The DisplayPort connector has two sizes: regular and mini. The only advantage of using the regular sized DisplayPort cable is that it does not wiggle loose easily. Like HDMI, DisplayPort allows audio over the cable.

DisplayPort also supports a technology called AdaptiveSync, also known as AMD FreeSync. Computer games can have some complex graphics. What can happen is visual artifacts can appear when playing these games because the computer video card is either drawing the image too fast or too slow. AdaptiveSync takes proactive steps to eliminate these artifacts.

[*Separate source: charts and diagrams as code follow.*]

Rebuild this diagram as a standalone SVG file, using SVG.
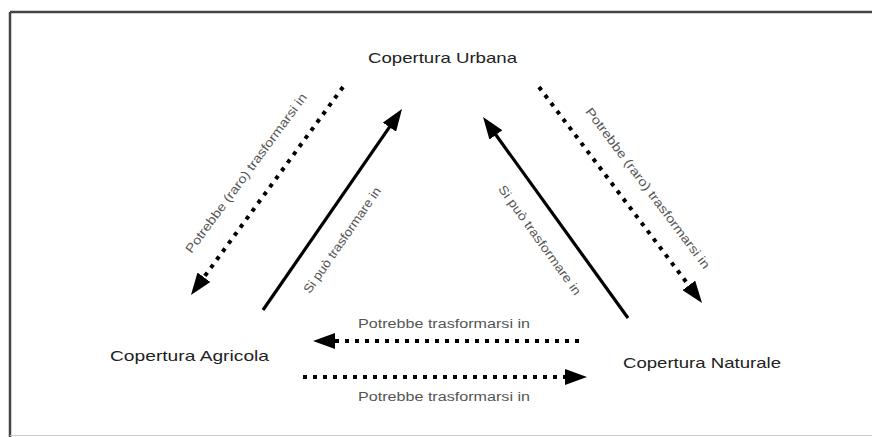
<svg xmlns="http://www.w3.org/2000/svg" width="872" height="437" viewBox="0 0 872 437">
<style>
.node{font-family:"Liberation Sans",Arial,sans-serif;font-size:15px;fill:#222}
.lbl{font-family:"Liberation Sans",Arial,sans-serif;font-size:12.5px;fill:#555;text-anchor:middle}
.solid{stroke:#000;stroke-width:3.2;fill:none}
.dot{stroke:#000;stroke-width:4;fill:none;stroke-dasharray:4 6}
</style>
<defs>
<marker id="ah" viewBox="0 0 22 16" refX="6" refY="8" markerWidth="22" markerHeight="16" markerUnits="userSpaceOnUse" orient="auto">
<path d="M0,0 L22,8 L0,16 Z" fill="#000"/>
</marker>
</defs>
<rect x="0" y="0" width="872" height="437" fill="#fff"/>
<g id="frame">
<line x1="10" y1="12" x2="872" y2="12" stroke="#444" stroke-width="2.5"/>
<line x1="10" y1="12" x2="10" y2="437" stroke="#444" stroke-width="2.5"/>
<line x1="10" y1="435.5" x2="872" y2="435.5" stroke="#ccc" stroke-width="1"/>
</g>
<g id="node-urbana"><text class="node" x="368" y="63" textLength="149" lengthAdjust="spacingAndGlyphs">Copertura Urbana</text></g>
<g id="node-agricola"><text class="node" x="110" y="360.5" textLength="159" lengthAdjust="spacingAndGlyphs">Copertura Agricola</text></g>
<g id="node-naturale"><text class="node" x="623" y="368" textLength="158" lengthAdjust="spacingAndGlyphs">Copertura Naturale</text></g>
<g id="connectors">
<line class="dot" x1="343" y1="87" x2="200.4" y2="282.1" marker-end="url(#ah)"/>
<line class="solid" x1="263" y1="310" x2="392.9" y2="122.2" marker-end="url(#ah)"/>
<line class="solid" x1="628" y1="318" x2="492.4" y2="130" marker-end="url(#ah)"/>
<line class="dot" x1="539" y1="87" x2="692.4" y2="290.2" marker-end="url(#ah)"/>
<line class="dot" x1="579" y1="341" x2="329" y2="341" marker-end="url(#ah)"/>
<line class="dot" x1="303" y1="377" x2="571" y2="377" marker-end="url(#ah)"/>
<text class="lbl" x="444" y="328" textLength="172" lengthAdjust="spacingAndGlyphs">Potrebbe trasformarsi in</text>
<text class="lbl" x="444" y="401" textLength="172" lengthAdjust="spacingAndGlyphs">Potrebbe trasformarsi in</text>
<text class="lbl" transform="translate(246,173) rotate(-53.5)" x="0" y="4.5" textLength="195" lengthAdjust="spacingAndGlyphs">Potrebbe (raro) trasformarsi in</text>
<text class="lbl" transform="translate(342,240) rotate(-55.3)" x="0" y="4.5" textLength="126" lengthAdjust="spacingAndGlyphs">Si può trasformare in</text>
<text class="lbl" transform="translate(540,240) rotate(54.2)" x="0" y="4.5" textLength="132" lengthAdjust="spacingAndGlyphs">Si può trasformare in</text>
<text class="lbl" transform="translate(648,188) rotate(53)" x="0" y="4.5" textLength="198" lengthAdjust="spacingAndGlyphs">Potrebbe (raro) trasformarsi in</text>
</g>
</svg>
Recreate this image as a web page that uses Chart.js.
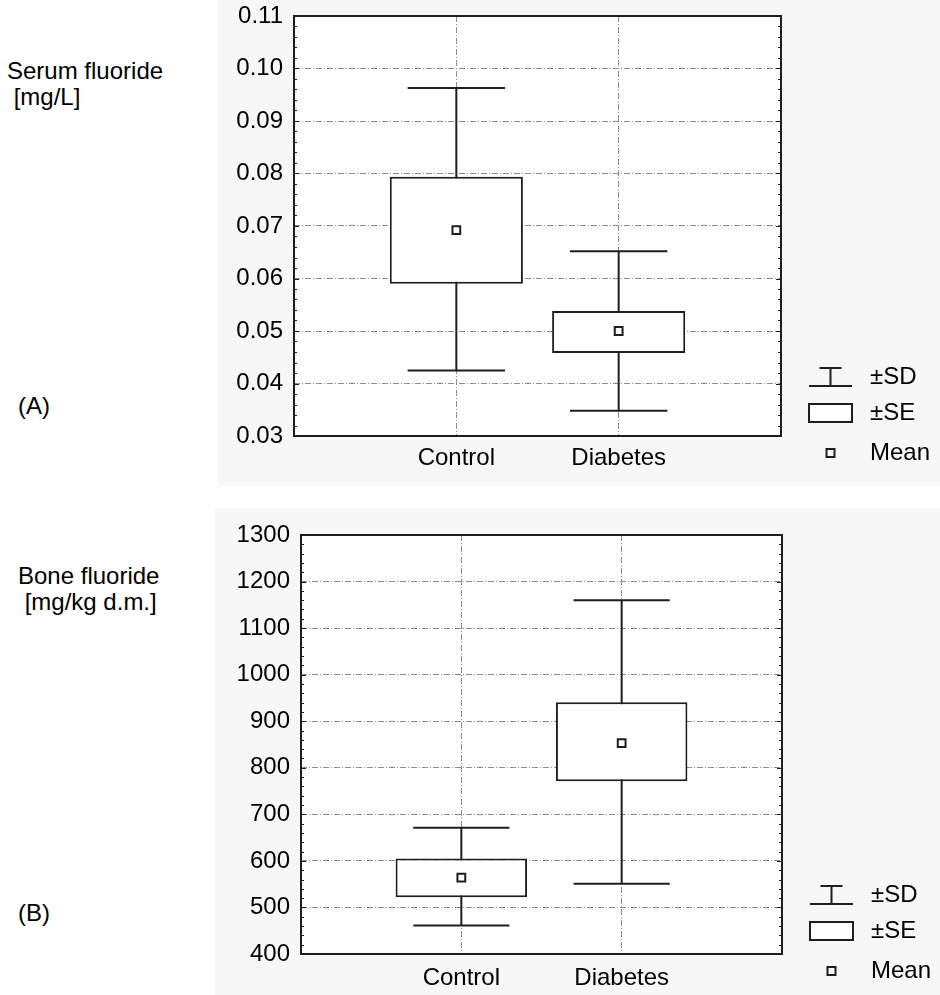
<!DOCTYPE html>
<html>
<head>
<meta charset="utf-8">
<script src="https://cdn.jsdelivr.net/npm/chart.js@4.4.1/dist/chart.umd.min.js"></script>
<style>
  html, body { margin: 0; padding: 0; background: #fff; }
  body { width: 940px; height: 995px; position: relative; overflow: hidden;
         font-family: "Liberation Sans", Arial, sans-serif; }
  .panel { position: absolute; background: #f7f7f7; }
  .lbl { position: absolute; font-size: 24px; line-height: 28px; color: #000; white-space: pre; }
</style>
</head>
<body>
<div class="lbl" style="left:7px; top:57px">Serum fluoride</div>
<div class="lbl" style="left:7px; top:83px"> [mg/L]</div>
<div class="lbl" style="left:18px; top:392px">(A)</div>
<div class="lbl" style="left:18px; top:562px">Bone fluoride</div>
<div class="lbl" style="left:18px; top:588px"> [mg/kg d.m.]</div>
<div class="lbl" style="left:18px; top:899px">(B)</div>

<div class="panel" style="left:218px; top:0; width:722px; height:486px"><canvas id="chartA"></canvas></div>
<div class="panel" style="left:215px; top:508px; width:725px; height:487px"><canvas id="chartB"></canvas></div>

<script>
// ── data ────────────────────────────────────
const groups = ['Control', 'Diabetes'];

// (A) serum fluoride [mg/L]
const serumMean   = [0.0692, 0.0500];
const serumSeLow  = [0.0590, 0.0458];
const serumSeHigh = [0.0794, 0.0538];
const serumSdLow  = [0.0425, 0.0348];
const serumSdHigh = [0.0963, 0.0652];
const serumTicks  = ['0.03', '0.04', '0.05', '0.06', '0.07', '0.08', '0.09', '0.10', '0.11'];

// (B) bone fluoride [mg/kg d.m.]
const boneMean   = [564, 853];
const boneSeLow  = [522, 771];
const boneSeHigh = [605, 941];
const boneSdLow  = [461, 551];
const boneSdHigh = [671, 1160];
const boneTicks  = ['400', '500', '600', '700', '800', '900', '1000', '1100', '1200', '1300'];

// ── style ───────────────────────────────────
const INK = '#1e1e1e';
const GRID = '#8c8c8c';
const FONT = '"Liberation Sans", Arial, sans-serif';
const BOX_HALF = 0.41;   // half width of the ±SE box, in group units
const CAP_HALF = 0.30;   // half width of the ±SD whisker caps

const framePlugin = {
  id: 'frame',
  beforeDraw(chart) {
    const { ctx, chartArea: a } = chart;
    ctx.save();
    ctx.fillStyle = '#fff';
    ctx.fillRect(a.left, a.top, a.width, a.height);
    ctx.restore();
  },
  afterDatasetsDraw(chart) {
    const { ctx, chartArea: a, scales: { y } } = chart;
    ctx.save();
    ctx.strokeStyle = INK;
    ctx.lineWidth = 1;
    const step = y.options.ticks.stepSize / 5;
    const n = Math.round((y.max - y.min) / step);
    ctx.beginPath();
    for (let i = 0; i <= n; i++) {
      const py = Math.round(y.getPixelForValue(y.min + i * step)) + 0.5;
      const len = i % 5 === 0 ? 5 : 3;
      ctx.moveTo(a.left, py); ctx.lineTo(a.left + len, py);
      ctx.moveTo(a.right - len, py); ctx.lineTo(a.right, py);
    }
    ctx.stroke();
    ctx.lineWidth = 2;
    ctx.strokeRect(a.left, a.top, a.width, a.height);
    ctx.restore();
  },
};

const legendPlugin = {
  id: 'sdseLegend',
  afterDraw(chart) {
    const { ctx, chartArea: a } = chart;
    const x0 = a.right + 28, x1 = a.right + 71, xm = (x0 + x1) / 2, tx = a.right + 89;
    const rows = [a.bottom - 59, a.bottom - 23, a.bottom + 17];
    ctx.save();
    ctx.strokeStyle = INK;
    ctx.lineWidth = 2;
    // ±SD whisker icon
    ctx.beginPath();
    ctx.moveTo(xm - 11, rows[0] - 9); ctx.lineTo(xm + 11, rows[0] - 9);
    ctx.moveTo(xm, rows[0] - 9); ctx.lineTo(xm, rows[0] + 9);
    ctx.moveTo(x0, rows[0] + 9); ctx.lineTo(x1, rows[0] + 9);
    ctx.stroke();
    // ±SE box icon
    ctx.fillStyle = '#fff';
    ctx.fillRect(x0, rows[1] - 9, x1 - x0, 18);
    ctx.strokeRect(x0, rows[1] - 9, x1 - x0, 18);
    // mean marker
    ctx.strokeRect(xm - 4, rows[2] - 4, 8, 8);
    ctx.fillStyle = '#000';
    ctx.font = `24px ${FONT}`;
    ctx.textBaseline = 'middle';
    ctx.fillText('\u00b1SD', tx, rows[0]);
    ctx.fillText('\u00b1SE', tx, rows[1]);
    ctx.fillText('Mean', tx, rows[2]);
    ctx.restore();
  },
};

function makeBoxChart(canvas, d, geom) {
  const slots = ['', ...groups, ''];
  const tickMin = Number(d.ticks[0]);
  const tickStep = Number(d.ticks[1]) - tickMin;
  const tickMax = Number(d.ticks[d.ticks.length - 1]);

  const whiskers = [];
  groups.forEach((g, i) => {
    const x = i + 1;
    whiskers.push(
      { x: x - CAP_HALF, y: d.sdHigh[i] }, { x: x + CAP_HALF, y: d.sdHigh[i] }, { x, y: null },
      { x, y: d.sdHigh[i] }, { x, y: d.sdLow[i] }, { x, y: null },
      { x: x - CAP_HALF, y: d.sdLow[i] }, { x: x + CAP_HALF, y: d.sdLow[i] }, { x, y: null },
    );
  });

  return new Chart(canvas.getContext('2d'), {
    type: 'bar',
    data: {
      datasets: [
        {
          type: 'line',
          label: '±SD',
          data: whiskers,
          borderColor: INK,
          borderWidth: 2,
          pointRadius: 0,
          spanGaps: false,
          order: 3,
        },
        {
          type: 'bar',
          label: '±SE',
          data: groups.map((g, i) => ({ x: i + 1, y: [d.seLow[i], d.seHigh[i]] })),
          backgroundColor: '#fff',
          borderColor: INK,
          borderWidth: 2,
          borderSkipped: false,
          categoryPercentage: 1,
          barPercentage: BOX_HALF * 2,
          order: 2,
        },
        {
          type: 'scatter',
          label: 'Mean',
          data: groups.map((g, i) => ({ x: i + 1, y: d.mean[i] })),
          pointStyle: 'rect',
          pointRadius: 5.5,
          pointBorderWidth: 2,
          pointBackgroundColor: '#fff',
          pointBorderColor: INK,
          order: 1,
        },
      ],
    },
    options: {
      responsive: true,
      maintainAspectRatio: false,
      animation: false,
      events: [],
      layout: { padding: { left: 0, top: geom.top, right: geom.right, bottom: 0 } },
      plugins: { legend: { display: false }, tooltip: { enabled: false } },
      scales: {
        x: {
          type: 'linear',
          min: 0,
          max: slots.length - 1,
          offset: false,
          grid: { color: GRID, lineWidth: 1, drawTicks: false, offset: false },
          border: { display: false, dash: [6, 2, 1, 2] },
          ticks: {
            stepSize: 1,
            autoSkip: false,
            maxRotation: 0,
            padding: geom.xPad,
            color: '#000',
            font: { family: FONT, size: 24 },
            callback: (v) => slots[v] ?? '',
          },
          afterFit: (s) => { s.height = geom.xHeight; },
        },
        y: {
          min: tickMin,
          max: tickMax,
          grid: { color: GRID, lineWidth: 1, drawTicks: false },
          border: { display: false, dash: [6, 2, 1, 2] },
          ticks: {
            stepSize: tickStep,
            padding: 11,
            color: '#000',
            font: { family: FONT, size: 24 },
            callback: (v) => d.ticks[Math.round((v - tickMin) / tickStep)] ?? '',
          },
          afterFit: (s) => {
            s.width = geom.yWidth;
            s.paddingTop = 0;
            s.paddingBottom = 0;
          },
        },
      },
    },
    plugins: [framePlugin, legendPlugin],
  });
}

makeBoxChart(document.getElementById('chartA'), {
  mean: serumMean, seLow: serumSeLow, seHigh: serumSeHigh,
  sdLow: serumSdLow, sdHigh: serumSdHigh, ticks: serumTicks,
}, { top: 16, right: 159, yWidth: 76, xHeight: 50, xPad: 8 });

makeBoxChart(document.getElementById('chartB'), {
  mean: boneMean, seLow: boneSeLow, seHigh: boneSeHigh,
  sdLow: boneSdLow, sdHigh: boneSdHigh, ticks: boneTicks,
}, { top: 27, right: 158, yWidth: 86, xHeight: 41, xPad: 10 });
</script>
</body>
</html>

This is a standard created by Intel, but it never really caught on. It was designed to be faster than USB and support more higher end hardware. For example, you can connect a video card through your Thunderbolt connector and to the computer it appear to be same as if it was inside your computer. It never caught on because (a) that and similar situations are hardly ever needed, (b) the faster speed of Thunderbolt was only needed for a few devices that are very expensive, (c) the licensing and design costs to use Thunderbolt are not worth it, especially since the USB cable has much less design overhead because of its familiarity.

But it is still around and still being developed by Intel. Thunderbolt version 1 and 2 use the mini DisplayPort connector. (Why? I don’t know.) Because of the design in Thunderbolt, the mini DisplayPort connector can also be used for a monitor or a Thunderbolt device. The Mac Mini is this way. It has two Thunderbolt 2 connectors. You can use any one of the Thunderbolt connectors for a monitor. The Thunderbolt 3 version uses the USB type C connector.

Intel made Thunderbolt an open, royalty-free standard. They wouldn’t have had to do this if Thunderbolt was catching on. And even after Intel did this, it still didn’t help adoption much. But now, Thunderbolt has now been merged with the USB 4.0 standard.


There are several types of network wires, but we are only going to focus on the one for consumer products. The network wire (or Ethernet wire) is like a big phone cable, except with 8 pins. Only 6 pins are actually used however. The reason why it is 8 wires is because a phone wire can be 2, 4, or 6 pins and we don’t want network wires being confused with phone wires. There are 8 wires in the cable divided into 4 sets of 2 wires each. Each set of wires is tightly twisted. In a set, one wire sends the data as a positive voltage and the other as a negative voltage. However, two wires are reserved for sending electricity the devices. This is called Power over Ethernet (PoE). Twisting the wires and sending an equal but opposite signal reduces interference (cross-talk) between wires. The tighter the wires are twisted, the less interference. Network wires are rated by categories. The higher the category the tighter the twisted pairs of wires and thus the faster the speed it supports. Generally speaking, most wires sold today are either category 5e, usually just called Cat5e, or Cat6. For home user, Cat5e or Cat6 cable is good enough.

The maximum length between the copper network wires is 330 feet before an amplifier or a network switch is required. However, most people do not run the cable more than 300 feet so that you have 15 feet of play on each end just to be safe.